LVMH 大阪
ルイ・ヴィトン・ジャパン・グループのブティックとオフィスからなる複合ビル。大阪、御堂筋の喧騒の中に、一つの「光る石の箱」を置いた。通常、建築は様々な二項対立の複合としてデザインされる。たとえば壁対窓、透明対不透明、商業的な華やかなファサード対オフィスの堅硬なファサード。しかし、この計画では二項対立を解消し、連続的なスペクトルを都市の中に提案した。そのために微妙に異なる3種類の「光を透かす石」を用意した。ここでは厚さ4mm、75μ、30μという3種類の「光を透かす石」の組み合わせによってデザインを行った。

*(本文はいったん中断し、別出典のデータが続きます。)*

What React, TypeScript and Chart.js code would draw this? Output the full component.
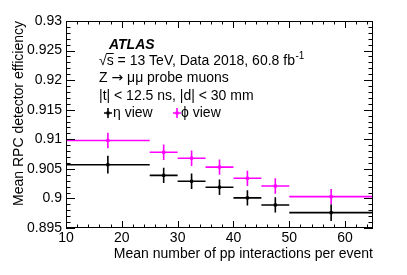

パキスタン産のグリーンオニキスを両側から2枚のガラスでサンドイッチした4mmの石。オニキスのパターンを75μ厚のペットフィルムに転写した75μの石。多色刷のセラミックプリントの手法によってガラスに直接転写した30μの石の三種類である。3つの手法の組み合わせによって快適で機能的なオフィス空間を作る事が可能となった。3つの「光を透かす石」は、一見したところは同一の素材のようなあり方から、夜と昼によって、光のあり方によって表情を変え、石という具象的で不透明であるはずの物質が徐々に抽象的で透明な素材へと転換していく連続的プロセスを我々に見せてくれる。